****1/2 (out of five)
Australian Release Date: 12 January 2017
Jackie, a film about the preparations for John F. Kennedy’s funeral as experienced by his widow Jacqueline Bouvier Kennedy (Natalie Portman), is a relentlessly sad hundred minutes, a close-up dissection of one person’s intensely painful grief combined with unique, almost unimaginable pressure. Fuelled by a baroque string-heavy score by Under The Skin maestro Mica Levi, the film, directed by Chilean Pablo Larrain (No, Neruda) has almost unbearable extra resonance in these waning days of the Obama administration. As in this film, (at least I feel like) we are in mourning for the loss of a kindly, wise father, and scared of the brash, unpredictable one waiting on the doorstep.
Larrain and cinematographer Stephane Fontaine (Captain Fantastic) shot the film on Super 16mm, instantly giving it a grain (and aspect ratio) to complement the period. They are aided by astonishingly effective production and costume design, and by Portman’s tremendous performance.

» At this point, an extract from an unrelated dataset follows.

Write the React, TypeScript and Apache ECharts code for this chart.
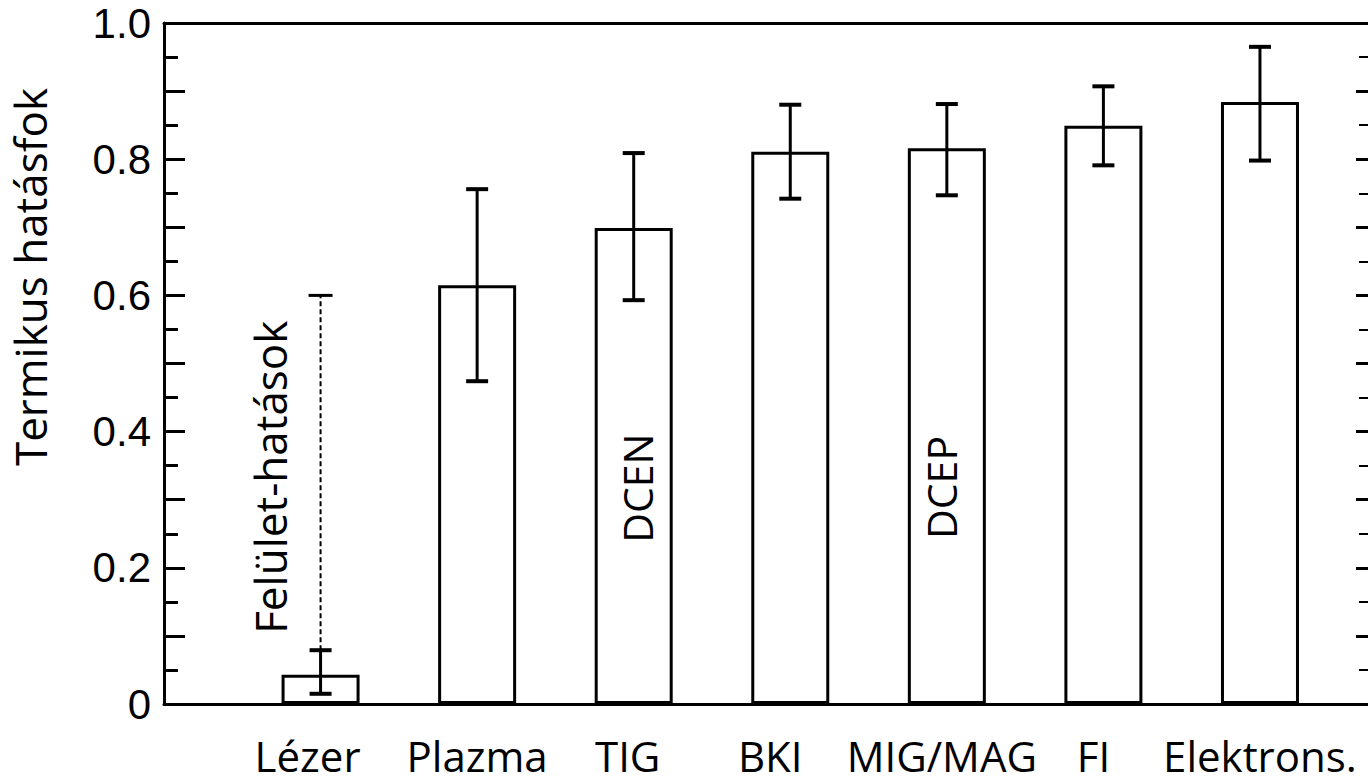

It can’t have been easy. Being confined to the hours between her husband being shot and seeing him put in the ground (outside of a framing device, an interview with a reporter a week later), Portman’s Jackie is not just in grief but in shock. She’s drinking, popping pills and smoking a million cigarettes. More than anything, she is alone. The next President is sworn in in front of her while she still has her husband’s blood on her face, the Secret Service think her plans for a funeral are an insane risk; essentially, her existence in the White House is a burden to a lot of men in suits who’d prefer the grieving, strong-willed widow to just float away quietly.
She will not. Constantly referencing the three other presidents murdered in office, she insists on a State Funeral to rival a British Monarch’s coronation (or, much more specifically, Lincoln’s own funereal procession). Her motivations are complex and vexing to anyone who isn’t her, being everyone – even Bobby Kennedy, one of her only allies, and played admirably by Peter Sarsgaard. She has one other true ally, her Social Secretary Nancy Tuckerman (Greta Gerwig, showing not one iota of Brooklyn hipsterism) but Nancy’s a girl’s name, and this is a man’s world. Even the journalist interviewing her, and trying as hard as he can to be empathetic (Billy Crudup), cannot help but reveal the underlying, inbuilt, horrendously demeaning sexism of the time.
The themes are big but the focus is tight as a drum; Larrain and Fontaine keep their nearly-square, unyielding frame tight on Jackie’s face, on her limbs, at one point – somehow achingly revealingly – her seemingly fat-free, spiny back while she has a shower, the first since the event that shook America and the world. The water runs over that nobbled back, that tight, white skin, that tiny frame, awash with her husband’s blood that remains matted in her stylish dark hair.